Nirmal Nepal of Tulsipur invested Rs10 million to buy 1,000 pheasant eggs from Belgium four years ago. But because all his knowhow came from watching YouTube tutorials, he lost half of his chicks to the cold.
“I was inexperienced and did not know enough in the beginning,” admits Nepal, whose flock has now grown to 10,000 pheasants.
Ironically the success of independent pheasant farmers across Nepal has also brought down the price for chicks. Newly-hatched chicks now sell for only Rs500, down from Rs1,500 four years ago.
“I used to get orders from as far away as Ilam and Doti, but I have stopped selling them. It’s just not worth it,” says Nepal.
According to the Company Registrar, there are nearly 8,000 commercial poultry farms across the country, and only four of them are formally registered to raise pheasants.
What would help would be trainers and professionals specialising in pheasant farming. Veterinarians tend to treat pheasants like they would chicken, even though the two species are completely different.
“There is neither feed nor required medical resources for pheasants in the market,” says Baburam Shrestha, a farmer in Butwal who trained to raise poultry in France and Italy and is now also raising pheasants.
“Production has increased with the increase in pheasant farmers, but the market is still limited,” adds Shrestha, who also complains of falling prices for both chicks and meat.
“Although it might look like business is profitable, that is actually not the case yet.”
Shrestha has had to improvise as he goes along, experimenting with different types of pheasant feed after he was unable to find a supplier for the proper product. Other pheasant farmers simply feed their birds what they give their chicken.
Shrestha is among the earliest pheasant farmers in Nepal, and in 2017 became the first farmer to get a permit to raise pheasants.
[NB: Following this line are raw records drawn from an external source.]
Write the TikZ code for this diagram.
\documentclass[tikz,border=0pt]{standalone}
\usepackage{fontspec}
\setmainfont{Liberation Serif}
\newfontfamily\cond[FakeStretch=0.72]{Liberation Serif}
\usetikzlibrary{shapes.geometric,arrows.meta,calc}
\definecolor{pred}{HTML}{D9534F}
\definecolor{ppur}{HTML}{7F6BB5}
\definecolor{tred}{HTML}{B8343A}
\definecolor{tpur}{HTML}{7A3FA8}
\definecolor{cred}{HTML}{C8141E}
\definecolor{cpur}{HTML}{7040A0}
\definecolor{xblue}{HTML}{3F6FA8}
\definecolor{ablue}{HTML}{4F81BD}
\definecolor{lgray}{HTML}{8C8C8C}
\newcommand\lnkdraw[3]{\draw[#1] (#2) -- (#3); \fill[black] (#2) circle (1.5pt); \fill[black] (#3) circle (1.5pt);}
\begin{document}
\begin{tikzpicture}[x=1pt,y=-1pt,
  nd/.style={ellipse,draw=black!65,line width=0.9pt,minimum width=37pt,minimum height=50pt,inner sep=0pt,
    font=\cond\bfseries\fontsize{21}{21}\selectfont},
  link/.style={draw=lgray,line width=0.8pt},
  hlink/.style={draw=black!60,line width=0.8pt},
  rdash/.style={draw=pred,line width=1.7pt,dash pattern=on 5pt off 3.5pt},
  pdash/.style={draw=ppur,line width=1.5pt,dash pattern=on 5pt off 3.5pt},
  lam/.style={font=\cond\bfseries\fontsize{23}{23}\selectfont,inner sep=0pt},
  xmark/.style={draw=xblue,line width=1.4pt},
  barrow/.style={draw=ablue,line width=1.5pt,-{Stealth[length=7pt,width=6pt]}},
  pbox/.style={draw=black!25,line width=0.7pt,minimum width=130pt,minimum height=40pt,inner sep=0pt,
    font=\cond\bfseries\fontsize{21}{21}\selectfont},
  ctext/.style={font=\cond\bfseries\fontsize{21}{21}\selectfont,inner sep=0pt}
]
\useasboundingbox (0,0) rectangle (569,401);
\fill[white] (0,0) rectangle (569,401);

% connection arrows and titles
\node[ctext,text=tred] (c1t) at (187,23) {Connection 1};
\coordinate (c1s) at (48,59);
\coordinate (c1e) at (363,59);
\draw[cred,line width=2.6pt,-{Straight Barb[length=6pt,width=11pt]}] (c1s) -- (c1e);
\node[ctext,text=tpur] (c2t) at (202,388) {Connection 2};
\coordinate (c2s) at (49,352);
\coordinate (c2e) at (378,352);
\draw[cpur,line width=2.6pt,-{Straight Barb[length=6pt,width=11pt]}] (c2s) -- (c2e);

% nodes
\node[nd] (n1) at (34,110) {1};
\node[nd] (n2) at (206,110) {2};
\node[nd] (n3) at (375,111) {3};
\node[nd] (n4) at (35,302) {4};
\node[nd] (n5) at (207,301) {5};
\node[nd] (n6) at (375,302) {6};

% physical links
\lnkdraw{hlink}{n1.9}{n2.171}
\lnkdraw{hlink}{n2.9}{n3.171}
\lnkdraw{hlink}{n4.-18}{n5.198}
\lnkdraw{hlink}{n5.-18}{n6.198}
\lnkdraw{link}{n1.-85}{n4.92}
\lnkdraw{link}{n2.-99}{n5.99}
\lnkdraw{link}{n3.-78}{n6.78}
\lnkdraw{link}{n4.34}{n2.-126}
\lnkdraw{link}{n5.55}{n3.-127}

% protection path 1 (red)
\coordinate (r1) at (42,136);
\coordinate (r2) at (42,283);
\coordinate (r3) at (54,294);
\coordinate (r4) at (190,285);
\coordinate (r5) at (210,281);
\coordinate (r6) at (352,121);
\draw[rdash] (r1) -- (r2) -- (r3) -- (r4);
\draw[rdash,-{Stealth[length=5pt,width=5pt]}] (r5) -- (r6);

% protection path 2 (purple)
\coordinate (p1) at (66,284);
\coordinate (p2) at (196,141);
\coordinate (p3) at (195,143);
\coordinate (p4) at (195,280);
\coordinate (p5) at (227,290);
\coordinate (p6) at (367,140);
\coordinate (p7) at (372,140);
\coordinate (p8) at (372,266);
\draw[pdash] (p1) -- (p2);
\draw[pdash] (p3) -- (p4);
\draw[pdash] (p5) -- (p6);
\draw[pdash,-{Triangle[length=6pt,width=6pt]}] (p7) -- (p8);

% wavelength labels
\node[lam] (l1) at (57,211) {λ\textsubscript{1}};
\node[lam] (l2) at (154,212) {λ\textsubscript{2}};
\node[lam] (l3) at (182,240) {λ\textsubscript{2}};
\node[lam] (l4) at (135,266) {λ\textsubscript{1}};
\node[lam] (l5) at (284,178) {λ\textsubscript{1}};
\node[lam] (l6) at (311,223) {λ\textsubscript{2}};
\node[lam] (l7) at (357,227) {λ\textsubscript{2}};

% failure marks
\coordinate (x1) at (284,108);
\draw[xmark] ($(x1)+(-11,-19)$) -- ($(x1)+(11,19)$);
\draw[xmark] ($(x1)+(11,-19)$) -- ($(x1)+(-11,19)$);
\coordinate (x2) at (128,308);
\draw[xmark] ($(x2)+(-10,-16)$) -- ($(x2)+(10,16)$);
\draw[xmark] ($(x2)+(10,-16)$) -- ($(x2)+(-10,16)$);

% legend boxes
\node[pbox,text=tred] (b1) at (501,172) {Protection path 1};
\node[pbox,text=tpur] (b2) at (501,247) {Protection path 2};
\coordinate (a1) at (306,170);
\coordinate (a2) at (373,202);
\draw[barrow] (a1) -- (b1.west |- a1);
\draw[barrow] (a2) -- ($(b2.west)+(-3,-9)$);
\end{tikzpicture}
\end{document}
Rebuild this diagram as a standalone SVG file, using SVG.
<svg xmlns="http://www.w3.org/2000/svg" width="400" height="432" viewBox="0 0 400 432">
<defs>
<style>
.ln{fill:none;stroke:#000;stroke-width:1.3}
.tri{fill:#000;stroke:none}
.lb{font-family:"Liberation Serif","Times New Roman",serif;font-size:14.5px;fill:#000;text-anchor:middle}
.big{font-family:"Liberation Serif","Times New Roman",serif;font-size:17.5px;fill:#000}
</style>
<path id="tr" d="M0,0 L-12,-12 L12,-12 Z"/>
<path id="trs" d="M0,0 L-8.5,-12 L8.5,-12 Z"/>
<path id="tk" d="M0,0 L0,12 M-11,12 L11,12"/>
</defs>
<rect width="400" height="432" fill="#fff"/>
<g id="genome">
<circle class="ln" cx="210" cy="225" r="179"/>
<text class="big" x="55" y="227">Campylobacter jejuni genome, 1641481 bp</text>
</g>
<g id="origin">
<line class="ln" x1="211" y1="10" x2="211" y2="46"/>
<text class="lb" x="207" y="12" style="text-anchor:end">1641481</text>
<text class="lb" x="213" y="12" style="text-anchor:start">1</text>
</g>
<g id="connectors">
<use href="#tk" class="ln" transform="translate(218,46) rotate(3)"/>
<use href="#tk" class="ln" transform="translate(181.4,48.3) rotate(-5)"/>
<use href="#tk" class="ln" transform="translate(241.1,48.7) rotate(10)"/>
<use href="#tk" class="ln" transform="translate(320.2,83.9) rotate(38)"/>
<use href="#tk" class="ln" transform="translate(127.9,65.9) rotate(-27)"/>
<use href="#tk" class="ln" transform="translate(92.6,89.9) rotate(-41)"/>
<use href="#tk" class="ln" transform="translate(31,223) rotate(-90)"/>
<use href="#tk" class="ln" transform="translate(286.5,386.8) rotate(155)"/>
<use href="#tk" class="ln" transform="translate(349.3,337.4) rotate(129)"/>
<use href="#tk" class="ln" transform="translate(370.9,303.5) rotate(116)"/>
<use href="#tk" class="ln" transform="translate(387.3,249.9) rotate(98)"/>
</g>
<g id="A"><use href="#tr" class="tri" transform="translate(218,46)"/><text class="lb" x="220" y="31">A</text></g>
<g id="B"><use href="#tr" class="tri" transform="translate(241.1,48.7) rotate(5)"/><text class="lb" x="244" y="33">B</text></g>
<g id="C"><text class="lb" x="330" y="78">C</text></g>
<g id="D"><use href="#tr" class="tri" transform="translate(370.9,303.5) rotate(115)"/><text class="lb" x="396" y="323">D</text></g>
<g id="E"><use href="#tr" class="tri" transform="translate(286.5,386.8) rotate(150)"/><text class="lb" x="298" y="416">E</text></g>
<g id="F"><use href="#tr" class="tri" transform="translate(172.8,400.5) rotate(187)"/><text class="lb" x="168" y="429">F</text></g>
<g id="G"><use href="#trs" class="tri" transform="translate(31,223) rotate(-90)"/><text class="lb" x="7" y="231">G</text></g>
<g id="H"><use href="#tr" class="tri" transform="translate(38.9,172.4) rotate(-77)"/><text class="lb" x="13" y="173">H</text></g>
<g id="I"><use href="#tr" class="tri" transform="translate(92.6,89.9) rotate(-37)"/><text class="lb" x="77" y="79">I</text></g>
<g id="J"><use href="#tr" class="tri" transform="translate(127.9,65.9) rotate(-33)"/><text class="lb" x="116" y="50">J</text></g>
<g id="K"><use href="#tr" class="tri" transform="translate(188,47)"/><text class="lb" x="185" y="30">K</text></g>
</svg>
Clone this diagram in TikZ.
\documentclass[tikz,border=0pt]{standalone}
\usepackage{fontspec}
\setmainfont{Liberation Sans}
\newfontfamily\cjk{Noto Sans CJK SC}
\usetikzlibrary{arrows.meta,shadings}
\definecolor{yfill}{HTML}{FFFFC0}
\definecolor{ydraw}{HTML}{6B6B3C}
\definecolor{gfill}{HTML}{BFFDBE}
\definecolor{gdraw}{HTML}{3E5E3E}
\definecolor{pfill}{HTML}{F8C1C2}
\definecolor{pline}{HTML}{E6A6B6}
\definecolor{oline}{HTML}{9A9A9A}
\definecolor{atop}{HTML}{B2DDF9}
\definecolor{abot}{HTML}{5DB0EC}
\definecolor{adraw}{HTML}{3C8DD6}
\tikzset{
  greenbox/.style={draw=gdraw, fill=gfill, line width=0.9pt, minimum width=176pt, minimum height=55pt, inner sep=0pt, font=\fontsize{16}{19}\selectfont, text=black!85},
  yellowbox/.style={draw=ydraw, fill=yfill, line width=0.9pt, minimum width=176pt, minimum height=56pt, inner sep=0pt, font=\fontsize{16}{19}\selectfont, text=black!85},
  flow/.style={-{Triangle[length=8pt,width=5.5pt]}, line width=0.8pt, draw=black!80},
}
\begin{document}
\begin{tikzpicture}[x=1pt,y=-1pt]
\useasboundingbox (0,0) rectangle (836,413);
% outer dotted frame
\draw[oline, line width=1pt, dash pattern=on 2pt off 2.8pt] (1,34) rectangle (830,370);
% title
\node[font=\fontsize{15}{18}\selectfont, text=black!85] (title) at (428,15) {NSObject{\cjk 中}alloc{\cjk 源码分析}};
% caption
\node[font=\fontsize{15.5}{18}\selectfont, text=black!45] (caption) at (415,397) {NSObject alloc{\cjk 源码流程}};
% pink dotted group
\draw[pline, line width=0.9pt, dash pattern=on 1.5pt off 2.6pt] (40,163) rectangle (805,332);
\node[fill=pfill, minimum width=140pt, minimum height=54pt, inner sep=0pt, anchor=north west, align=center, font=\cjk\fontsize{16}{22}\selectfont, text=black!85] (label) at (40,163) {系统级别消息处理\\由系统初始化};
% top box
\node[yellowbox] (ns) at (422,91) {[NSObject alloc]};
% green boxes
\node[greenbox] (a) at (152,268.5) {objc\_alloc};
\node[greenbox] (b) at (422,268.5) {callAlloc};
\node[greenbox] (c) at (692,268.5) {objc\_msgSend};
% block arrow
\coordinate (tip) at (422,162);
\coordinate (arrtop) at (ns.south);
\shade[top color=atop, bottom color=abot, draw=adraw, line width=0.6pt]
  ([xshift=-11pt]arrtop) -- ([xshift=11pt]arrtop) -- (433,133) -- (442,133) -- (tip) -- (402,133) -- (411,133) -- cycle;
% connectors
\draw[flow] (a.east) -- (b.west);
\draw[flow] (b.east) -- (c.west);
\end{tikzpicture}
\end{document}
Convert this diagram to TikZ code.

But it was a nine-month process because government agencies had no knowledge or policies about pheasant farming.
"When we got the permit, it was under the condition that we only sell live birds, and that too only to other poultry farms,” Shrestha recalls.
Although it is registered as an industry, pheasant farmers struggle to get approval from the Department of Forests, Department of Livestock Services, or the Department of National Parks and Wildlife Conservation.
Indeed, Nepal’s National Parks and Wildlife Protection Act 1973 stipulates that the study, research, breeding and rearing of wildlife like jungle fowl require conservation permits.
By law, individuals or organisations seeking to raise and breed wild animals commercially are required to prepare a detailed business and action plan along with their application, following which a technical committee evaluates the proposal.
There is even confusion over which government agency is supposed to licence pheasant farming, which has led most farmers to register their business either at the company registrar's office or the Department of Cottage and Small Industries.
Even though the National Parks and Wildlife Conservation Department has a legal provision to permit pheasant rearing, there are no standards in place for the government to grant permission to pheasant farmers.
Forest Ministry spokesperson Meghnath Kafle says that standards related to wildlife rearing, breeding, sale and distribution are finally being drawn up.
But Nepal’s pheasant farmers are not waiting for the government to get its act together to formulate regulation, they are going ahead to make the business viable.